In 'Everything', a father discusses his relationship with his partner and especially his son as the story offers not a narrative progression but instead an observational position deepening. The narrator tells us that he hardly communicates with his wife and married her not for her sake, nor his, but because she was expecting a baby. He doesn't know what to make of this child, and observes him like an alien but without quite knowing which one is the extra-terrestrial life form. "How am I to express what is going on inside me? I was like a savage who is suddenly made aware that the world in which he moves between hearth and encampment, between sunrise and sunset, between hunting and eating, is also the world that is millions of years old and will pass away, that occupies an insignificant place among many solar systems, that rotate at great speed on its axis and at the same time around the sun." A child isn't an object of affection but a subject for scrutiny, even a case study. "I merely went on observing him.
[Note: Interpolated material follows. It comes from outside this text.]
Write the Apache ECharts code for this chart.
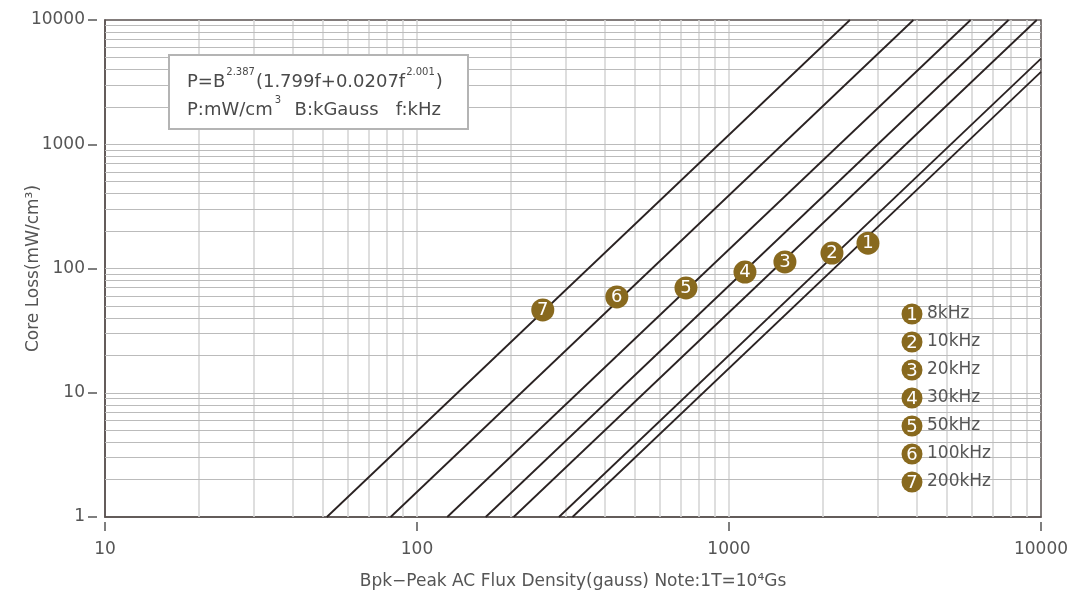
<!DOCTYPE html>
<html>
<head>
<meta charset="utf-8">
<script src="https://cdn.jsdelivr.net/npm/echarts@6/dist/echarts.min.js"></script>
<style>
html,body{margin:0;padding:0;background:#fff;}
#main{width:1071px;height:598px;}
</style>
</head>
<body>
<div id="main"></div>
<script>
// ---- data ----
const freqLabels = ['8kHz','10kHz','20kHz','30kHz','50kHz','100kHz','200kHz'];
const markerNums = ['1','2','3','4','5','6','7'];
// each loss line: start point (bottom edge, P = 1) and end point (right or top edge)
const lineStartB = [315, 285, 204, 166, 125, 82.3, 51.4];
const lineStartP = [1, 1, 1, 1, 1, 1, 1];
const lineEndB   = [10000, 10000, 9690, 7870, 5950, 3900, 2440];
const lineEndP   = [3830, 4890, 10000, 10000, 10000, 10000, 10000];
// numbered markers on the lines
const markerB = [2789, 2138, 1511, 1125, 728, 437, 253];
const markerP = [160, 133, 113, 93.7, 69.7, 59.0, 46.4];
// axes
const xTicks = [10, 100, 1000, 10000];
const yTicks = [1, 10, 100, 1000, 10000];
const gridMult = [2, 3, 4, 5, 6, 7, 8, 9];

const MARK = '#88691e';
const LINE = '#2a2222';
const TXT = '#555555';
const FONT = '"DejaVu Sans", "Liberation Sans", Arial, sans-serif';

function gridVals(ticks) {
  const out = [];
  for (let i = 0; i < ticks.length - 1; i++) {
    if (i > 0) out.push(ticks[i]);
    gridMult.forEach(m => out.push(ticks[i] * m));
  }
  return out;
}
const xGrid = gridVals(xTicks);
const yGrid = gridVals(yTicks);

const chart = echarts.init(document.getElementById('main'), null, {renderer: 'canvas'});

const series = [];
series.push({
  type: 'line', data: [[10, 1]], showSymbol: false, symbol: 'none', silent: true, z: 1,
  lineStyle: {opacity: 0},
  markLine: {
    silent: true, symbol: 'none', animation: false, z: 1,
    label: {show: false},
    data: xGrid.map(v => ({xAxis: v, lineStyle: {color: '#d6d6d6', width: 1.6, type: 'solid'}}))
      .concat(yGrid.map(v => ({yAxis: v, lineStyle: {color: '#bbbbbb', width: 1, type: 'solid'}})))
  }
});
for (let i = 0; i < freqLabels.length; i++) {
  series.push({
    type: 'line', name: freqLabels[i], z: 6, symbol: 'none', silent: true,
    data: [[lineStartB[i], lineStartP[i]], [lineEndB[i], lineEndP[i]]],
    lineStyle: {color: LINE, width: 1.8}
  });
}
series.push({
  type: 'scatter', z: 8, symbol: 'circle', symbolSize: 23, silent: true,
  itemStyle: {color: MARK, opacity: 1},
  data: markerB.map((b, i) => [b, markerP[i], markerNums[i]]),
  label: {
    show: true, position: 'inside', color: '#fff', fontSize: 18, fontFamily: FONT,
    formatter: p => p.value[2]
  }
});

const graphic = [{
  type: 'rect', z: 100, shape: {x: 169, y: 55, width: 299, height: 74},
  style: {fill: '#fff', stroke: '#b4b4b4', lineWidth: 2}
}, {
  type: 'text', z: 101, x: 187, y: 67,
  style: {
    text: '{n|P=B}{s|2.387}{n|(1.799f+0.0207f}{s|2.001}{n|)}',
    rich: {
      n: {fontSize: 18, fill: '#4a4a4a', fontFamily: FONT, lineHeight: 24, verticalAlign: 'bottom'},
      s: {fontSize: 10, fill: '#4a4a4a', fontFamily: FONT, lineHeight: 24, verticalAlign: 'top', padding: [0, 1, 0, 1]}
    }
  }
}, {
  type: 'text', z: 101, x: 187, y: 95,
  style: {
    text: '{n|P:mW/cm}{s|3}{n|  B:kGauss   f:kHz}',
    rich: {
      n: {fontSize: 18, fill: '#4a4a4a', fontFamily: FONT, lineHeight: 24, verticalAlign: 'bottom'},
      s: {fontSize: 10, fill: '#4a4a4a', fontFamily: FONT, lineHeight: 24, verticalAlign: 'top', padding: [0, 2, 0, 2]}
    }
  }
}];
freqLabels.forEach((f, i) => {
  const cy = 314 + 28 * i;
  graphic.push({type: 'circle', z: 100, shape: {cx: 912, cy: cy, r: 10.5}, style: {fill: MARK}});
  graphic.push({type: 'text', z: 101, x: 912, y: cy + 1,
    style: {text: markerNums[i], fill: '#fff', fontSize: 18, fontFamily: FONT, align: 'center', verticalAlign: 'middle'}});
  graphic.push({type: 'text', z: 101, x: 927, y: cy,
    style: {text: f, fill: TXT, fontSize: 17, fontFamily: FONT, align: 'left', verticalAlign: 'middle'}});
});

const option = {
  animation: false,
  backgroundColor: '#fff',
  grid: {left: 105, right: 30, top: 20, bottom: 81, show: true, borderColor: '#5a5250', borderWidth: 1.5,
         backgroundColor: 'transparent', containLabel: false, outerBoundsMode: 'none'},
  xAxis: [{
    type: 'log', logBase: 10, min: 10, max: 10000,
    name: 'Bpk\u2212Peak AC Flux Density(gauss) Note:1T=10\u2074Gs',
    nameLocation: 'middle', nameGap: 56,
    nameTextStyle: {color: TXT, fontSize: 17, fontFamily: FONT},
    axisLine: {show: true, lineStyle: {color: '#5a5250', width: 1.5}},
    axisTick: {show: false}, axisLabel: {show: false}, splitLine: {show: false}
  }, {
    type: 'log', logBase: 10, min: 10, max: 10000, position: 'bottom', offset: 5,
    axisLine: {show: false},
    axisTick: {show: true, length: 9, lineStyle: {color: '#555', width: 1.5}},
    axisLabel: {show: true, margin: 19, color: TXT, fontSize: 17, fontFamily: FONT, formatter: v => String(v)},
    splitLine: {show: false}
  }],
  yAxis: [{
    type: 'log', logBase: 10, min: 1, max: 10000,
    name: 'Core Loss(mW/cm\u00b3)', nameLocation: 'middle', nameGap: 63,
    nameTextStyle: {color: TXT, fontSize: 17, fontFamily: FONT},
    axisLine: {show: true, lineStyle: {color: '#5a5250', width: 1.5}},
    axisTick: {show: false}, axisLabel: {show: false}, splitLine: {show: false}
  }, {
    type: 'log', logBase: 10, min: 1, max: 10000, position: 'left', offset: 8,
    axisLine: {show: false},
    axisTick: {show: true, length: 9, lineStyle: {color: '#555', width: 1.5}},
    axisLabel: {show: true, margin: 12, color: TXT, fontSize: 17, fontFamily: FONT, formatter: v => String(v)},
    splitLine: {show: false}
  }],
  series: series,
  graphic: graphic
};
chart.setOption(option);
</script>
</body>
</html>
I don't know whether a man has a right to observe his own child like this. As a researcher observes a 'case'. I watched this hopeless case of a human being." His wife Hanna thinks their child will be different from other kids, but the writer-narrator sees no reason why his son shouldn't hurt, cheat and insult others just like everyone else. Here, the story possesses a devastating aloofness with the narrator only able to recognise the full importance of his son through the boy's death after he hits his head on concrete while on a school trip. The son had been a problem child in class, not long before trying to stab another pupil. Regret is far too weak a word for the father's anguish. He wants to find a way of reaching Hanna, and if he can, and if their bodies conjoin, "if there are children after this embrace, good, let them come...I shall devour them like Chronos, beat them like a big, terrible father, spoil them, these sacred animals, and let myself be deceived like a Lear." The narrator wishes he had acted in the world however foolishly, instead of observing it at a distance. Yet the story we have has been written at a distance too. But it is a paradoxical one. It is distance for the character from the world but immediacy for the reader as we explore a narrator's universe.
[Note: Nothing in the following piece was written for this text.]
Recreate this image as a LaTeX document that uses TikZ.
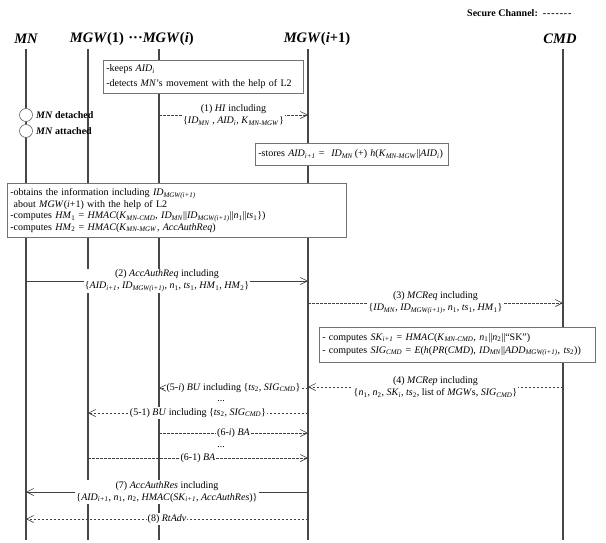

It is this point we were addressing when we noticed similarities between Bachmann and Handke: an autobiographical tone that isn't the same as autobiography; the sense of an immediate consciousness rather than a series of events viewed through character and situation. "We are indeed sleeping, are sleepers, out of the fear of being obliged to perceive our world as what it is" Bachmann proposed in her Frankfurt Lectures, but Bachmann wants a literature that will wake us up. This is perhaps the contemporary version of catharsis and must be found not through a chain of events that will lead to tragedy and emotional release, but must be called something else and manifests itself through a chain of non-events shaped by a radical interior consciousness. In the Frankfurt Lectures, Bachmann also says "our existence today lies at the intersection point of so many mutually unconnected realities that are chockful of the most mutually contradictory values." She adds, "within the confines of your own four walls you can cultivate a domestic idyll in the patriarchal vein or libertinage or whatever else you likeoutside you're whirled about in a functional world of utility that has its own ideas about your existence." Perhaps one needs to integrate the disintegration, to find a means by which to acknowledge the disparity between the anecdotal details that we say to others are our experiences, and the chaos inside that cannot so easily be narrativised.